Naskha: Magic, sorcery, change, madness, creativity. The patron deity of Naseria was once a mortal sorcerer of immense power, one with a flock of followers forming something of a priesthood even before he ascended. Shown respect by many practitioners of magic, Naskha is considered to have a mischievous side often lost by the proud portrayals made by the Naserian sorcerer-kings.
Solanthaar: Fire, the sun, war, metal, smithing, purity. Solanthaar is a harsh, unrelenting god; the people of Adbar specifically worship her as a Younger God who was a mortal warleader in the Dawn War, but elsewhere she is generally viewed as the spirit of the sun itself. She is often considered as the firstborn of the Great Elemental of Fire. Some minor cults worship her as the Flame of Truth.
The Eye: Shadows, darkness, knowledge, order. A strange god who is rarely petitioned, the Eye is also known as the Prophet or the Shadow, a deity of knowledge, secrets and darkness who reputedly sees all and accounts all things in its library of truth.
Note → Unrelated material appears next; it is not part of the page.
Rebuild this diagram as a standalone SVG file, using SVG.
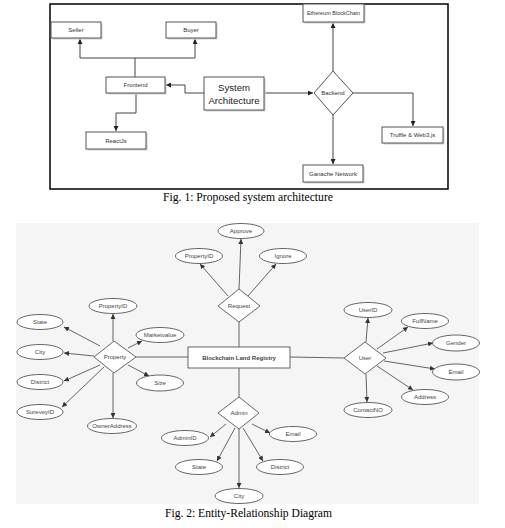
<svg xmlns="http://www.w3.org/2000/svg" width="505" height="528" viewBox="0 0 505 528">
<defs>
<marker id="ah" viewBox="0 0 10 10" refX="10" refY="5" markerWidth="5" markerHeight="5" markerUnits="userSpaceOnUse" orient="auto">
<path d="M0,0 L10,5 L0,10 z" fill="#222"/>
</marker>
<marker id="ah2" viewBox="0 0 10 10" refX="10" refY="5" markerWidth="5" markerHeight="5" markerUnits="userSpaceOnUse" orient="auto">
<path d="M0,0 L10,5 L0,10 z" fill="#333"/>
</marker>
</defs>
<style>
.box{fill:#fff;stroke:#555;stroke-width:1}
.shd{fill:#d0d0d0;stroke:none}
.lbl{font-family:"Liberation Sans",Arial,sans-serif;font-size:6px;fill:#333;text-anchor:middle;dominant-baseline:central}
.big{font-family:"Liberation Sans",Arial,sans-serif;font-size:9.6px;fill:#222;text-anchor:middle}
.cap{font-family:"Liberation Serif","Times New Roman",serif;font-size:12px;fill:#000}
.c1{fill:none;stroke:#444;stroke-width:1}
.c2{fill:none;stroke:#555;stroke-width:0.9}
.ell{fill:#fff;stroke:#555;stroke-width:0.9}
.dia{fill:#fff;stroke:#555;stroke-width:0.9}
.erl{font-family:"Liberation Sans",Arial,sans-serif;font-size:6px;fill:#444;text-anchor:middle;dominant-baseline:central}
</style>
<rect width="505" height="528" fill="#fff"/>

<!-- Figure 1 -->
<rect x="50" y="4" width="398" height="185" fill="#fff" stroke="#000" stroke-width="1.5"/>

<g id="connectors-fig1">
<polyline class="c1" points="135,77 135,58 80,58 80,39" marker-end="url(#ah)"/>
<polyline class="c1" points="135,58 195,58 195,39" marker-end="url(#ah)"/>
<polyline class="c1" points="204,93 185,93 185,85 166,85" marker-end="url(#ah)"/>
<polyline class="c1" points="136,93 136,113 116,113 116,131" marker-end="url(#ah)"/>
<line class="c1" x1="264" y1="93" x2="313" y2="93" marker-end="url(#ah)"/>
<line class="c1" x1="333" y1="71" x2="333" y2="23" marker-end="url(#ah)"/>
<polyline class="c1" points="353,93 413,93 413,126" marker-end="url(#ah)"/>
<line class="c1" x1="333" y1="115" x2="333" y2="164" marker-end="url(#ah)"/>
</g>

<g id="seller"><rect class="shd" x="52.5" y="23.5" width="50" height="16"/><rect class="box" x="51" y="22" width="50" height="16"/><text class="lbl" x="76" y="30">Seller</text></g>
<g id="buyer"><rect class="shd" x="167.5" y="23.5" width="50" height="16"/><rect class="box" x="166" y="22" width="50" height="16"/><text class="lbl" x="191" y="30">Buyer</text></g>
<g id="frontend"><rect class="shd" x="107.5" y="78.5" width="59" height="16"/><rect class="box" x="106" y="77" width="59" height="16"/><text class="lbl" x="135.5" y="85">Frontend</text></g>
<g id="reactjs"><rect class="shd" x="87.5" y="133.5" width="60" height="17"/><rect class="box" x="86" y="132" width="60" height="17"/><text class="lbl" x="116" y="140.5">ReactJs</text></g>
<g id="system-architecture"><rect class="shd" x="205.5" y="78.5" width="60" height="33"/><rect class="box" x="204" y="77" width="60" height="33"/><text class="big" x="234" y="90.5">System</text><text class="big" x="234" y="103.5">Architecture</text></g>
<g id="backend"><polygon class="box" points="314,93 333,71 353,93 333,115"/><text class="lbl" x="333" y="93">Backend</text></g>
<g id="ethereum"><rect class="shd" x="304.5" y="5.5" width="61" height="18"/><rect class="box" x="303" y="4" width="61" height="18"/><text class="lbl" x="333.5" y="13" style="font-size:5.5px">Ethereum BlockChain</text></g>
<g id="truffle"><rect class="shd" x="383.5" y="128.5" width="61" height="16"/><rect class="box" x="382" y="127" width="61" height="16"/><text class="lbl" x="412.5" y="135">Truffle &amp; Web3.js</text></g>
<g id="ganache"><rect class="shd" x="304.5" y="166.5" width="60" height="17"/><rect class="box" x="303" y="165" width="60" height="17"/><text class="lbl" x="333" y="173.5">Ganache Network</text></g>

<text class="cap" x="163" y="201" textLength="170" lengthAdjust="spacingAndGlyphs">Fig. 1: Proposed system architecture</text>

<!-- Figure 2 -->
<rect x="16" y="223" width="463" height="281" fill="#f5f5f5"/>

<g id="connectors-fig2">
<line class="c2" x1="239" y1="322" x2="239" y2="347"/>
<line class="c2" x1="239" y1="368" x2="239" y2="397"/>
<line class="c2" x1="188" y1="357" x2="136" y2="357"/>
<line class="c2" x1="290" y1="357" x2="344" y2="358"/>
<!-- request -->
<line class="c2" x1="239" y1="289" x2="241" y2="239" marker-end="url(#ah2)"/>
<line class="c2" x1="228" y1="296" x2="200" y2="264" marker-end="url(#ah2)"/>
<line class="c2" x1="248" y1="296" x2="276" y2="264" marker-end="url(#ah2)"/>
<!-- property -->
<line class="c2" x1="113" y1="341" x2="113" y2="314" marker-end="url(#ah2)"/>
<line class="c2" x1="100" y1="346" x2="64" y2="327" marker-end="url(#ah2)"/>
<line class="c2" x1="94" y1="356" x2="64" y2="353" marker-end="url(#ah2)"/>
<line class="c2" x1="100" y1="365" x2="64" y2="381" marker-end="url(#ah2)"/>
<line class="c2" x1="104" y1="367" x2="62" y2="407" marker-end="url(#ah2)"/>
<line class="c2" x1="113" y1="373" x2="113" y2="418" marker-end="url(#ah2)"/>
<line class="c2" x1="128" y1="348" x2="142" y2="341" marker-end="url(#ah2)"/>
<line class="c2" x1="128" y1="365" x2="149" y2="376" marker-end="url(#ah2)"/>
<!-- user -->
<line class="c2" x1="366" y1="342" x2="368" y2="318" marker-end="url(#ah2)"/>
<line class="c2" x1="377" y1="349" x2="408" y2="327" marker-end="url(#ah2)"/>
<line class="c2" x1="383" y1="353" x2="433" y2="343" marker-end="url(#ah2)"/>
<line class="c2" x1="384" y1="361" x2="435" y2="369" marker-end="url(#ah2)"/>
<line class="c2" x1="377" y1="366" x2="413" y2="390" marker-end="url(#ah2)"/>
<line class="c2" x1="366" y1="374" x2="367" y2="402" marker-end="url(#ah2)"/>
<!-- admin -->
<line class="c2" x1="226" y1="424" x2="210" y2="437" marker-end="url(#ah2)"/>
<line class="c2" x1="252" y1="424" x2="270" y2="433" marker-end="url(#ah2)"/>
<line class="c2" x1="235" y1="428" x2="217" y2="461" marker-end="url(#ah2)"/>
<line class="c2" x1="243" y1="428" x2="263" y2="461" marker-end="url(#ah2)"/>
<line class="c2" x1="239" y1="429" x2="239" y2="488" marker-end="url(#ah2)"/>
</g>

<g id="registry"><rect x="188" y="347" width="102" height="21" fill="#fff" stroke="#555" stroke-width="0.9"/><text class="erl" x="239" y="357.5" font-weight="bold" fill="#333">Blockchain Land Registry</text></g>

<g id="request"><polygon class="dia" points="218,306 239,289 260,306 239,322"/><text class="erl" x="239" y="306">Request</text></g>
<g id="req-approve"><ellipse class="ell" cx="241" cy="231" rx="23" ry="7.5"/><text class="erl" x="241" y="231">Approve</text></g>
<g id="req-propertyid"><ellipse class="ell" cx="199" cy="256" rx="23.5" ry="7.5"/><text class="erl" x="199" y="256">PropertyID</text></g>
<g id="req-ignore"><ellipse class="ell" cx="283" cy="256" rx="23.5" ry="7.5"/><text class="erl" x="283" y="256">Ignore</text></g>

<g id="property"><polygon class="dia" points="94,357 114,341 136,357 114,373"/><text class="erl" x="115" y="357">Property</text></g>
<g id="prop-propertyid"><ellipse class="ell" cx="113" cy="306" rx="24" ry="7.5"/><text class="erl" x="113" y="306">PropertyID</text></g>
<g id="prop-state"><ellipse class="ell" cx="40" cy="322" rx="23" ry="7.5"/><text class="erl" x="40" y="322">State</text></g>
<g id="prop-city"><ellipse class="ell" cx="40" cy="352" rx="23" ry="7.5"/><text class="erl" x="40" y="352">City</text></g>
<g id="prop-district"><ellipse class="ell" cx="40" cy="382" rx="23" ry="7.5"/><text class="erl" x="40" y="382">District</text></g>
<g id="prop-sureveyid"><ellipse class="ell" cx="40" cy="412" rx="23" ry="7.5"/><text class="erl" x="40" y="412">SureveyID</text></g>
<g id="prop-owneraddress"><ellipse class="ell" cx="112" cy="426" rx="24.5" ry="7.5"/><text class="erl" x="112" y="426">OwnerAddress</text></g>
<g id="prop-marketvalue"><ellipse class="ell" cx="160" cy="335" rx="24" ry="7.5"/><text class="erl" x="160" y="335">Marketvalue</text></g>
<g id="prop-size"><ellipse class="ell" cx="160" cy="383" rx="23.5" ry="8"/><text class="erl" x="160" y="383">Size</text></g>

<g id="user"><polygon class="dia" points="344,358 365,342 386,358 365,374"/><text class="erl" x="365" y="358">User</text></g>
<g id="user-userid"><ellipse class="ell" cx="368" cy="310" rx="24" ry="7.5"/><text class="erl" x="368" y="310">UserID</text></g>
<g id="user-fullname"><ellipse class="ell" cx="425" cy="321" rx="23.5" ry="7.5"/><text class="erl" x="425" y="321">FullName</text></g>
<g id="user-gender"><ellipse class="ell" cx="456" cy="343" rx="23.5" ry="8"/><text class="erl" x="456" y="343">Gender</text></g>
<g id="user-email"><ellipse class="ell" cx="456" cy="372" rx="23.5" ry="8"/><text class="erl" x="456" y="372">Email</text></g>
<g id="user-address"><ellipse class="ell" cx="425" cy="397" rx="23.5" ry="7.5"/><text class="erl" x="425" y="397">Address</text></g>
<g id="user-contactno"><ellipse class="ell" cx="368" cy="410" rx="24" ry="7.5"/><text class="erl" x="368" y="410">ContactNO</text></g>

<g id="admin"><polygon class="dia" points="218,413 239,397 259,413 239,429"/><text class="erl" x="239" y="413">Admin</text></g>
<g id="admin-adminid"><ellipse class="ell" cx="185" cy="438" rx="23.5" ry="7.5"/><text class="erl" x="185" y="438">AdminID</text></g>
<g id="admin-email"><ellipse class="ell" cx="293" cy="434" rx="23.5" ry="7.5"/><text class="erl" x="293" y="434">Email</text></g>
<g id="admin-state"><ellipse class="ell" cx="199" cy="467" rx="23.5" ry="7.5"/><text class="erl" x="199" y="467">State</text></g>
<g id="admin-district"><ellipse class="ell" cx="280" cy="467" rx="23.5" ry="7.5"/><text class="erl" x="280" y="467">District</text></g>
<g id="admin-city"><ellipse class="ell" cx="239" cy="496" rx="24" ry="7.5"/><text class="erl" x="239" y="496">City</text></g>

<text class="cap" x="165" y="517" textLength="167" lengthAdjust="spacingAndGlyphs">Fig. 2: Entity-Relationship Diagram</text>
</svg>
Toran: War, order, blood, strength, survival. The Dark Saviour is the patron of Carthagia and strongly associated with black dragons. Beyond that nation, Toran receives worship by soldiers and warriors seeking the blessing of the Great Warrior. Having led his countrymen south to Carthagia, it is said that the very throne he sat upon when he excarnated is the same as the throne that the Carthagian kings sit on.
Urazel: War, horses, fire, light. The Preacher to Dragons is the patron of Huron, and like Toran was probably directly involved in the collapse of the Drakkath Empire. By dint of the extensive Huronese priesthood, the Urazeli faith is one of the most powerful in the region, and Urazel receives supplication by many who are undertaking matters of war, as well as those tending to horses and similar livestock.
I'm fairly sure I'm missing one or two here, but it gives you an overview of the pantheon.
Of course, religion is broader than just the gods. Some offer worship to the wider celestial bureaucracy, hoping for fate to be tilted in their favour or their wishes swiftly brought to the attention of the relevant god. Some priests attend to the entire Divine Host, especially in Sukumvarang. Then there are spiritual philosophies that hold the gods and Bureaucracy in respect, but aspire to higher concepts of personal perfection.
Of particular import is that ancestor worship, or at least respectful veneration thereof, is quite common across many nations.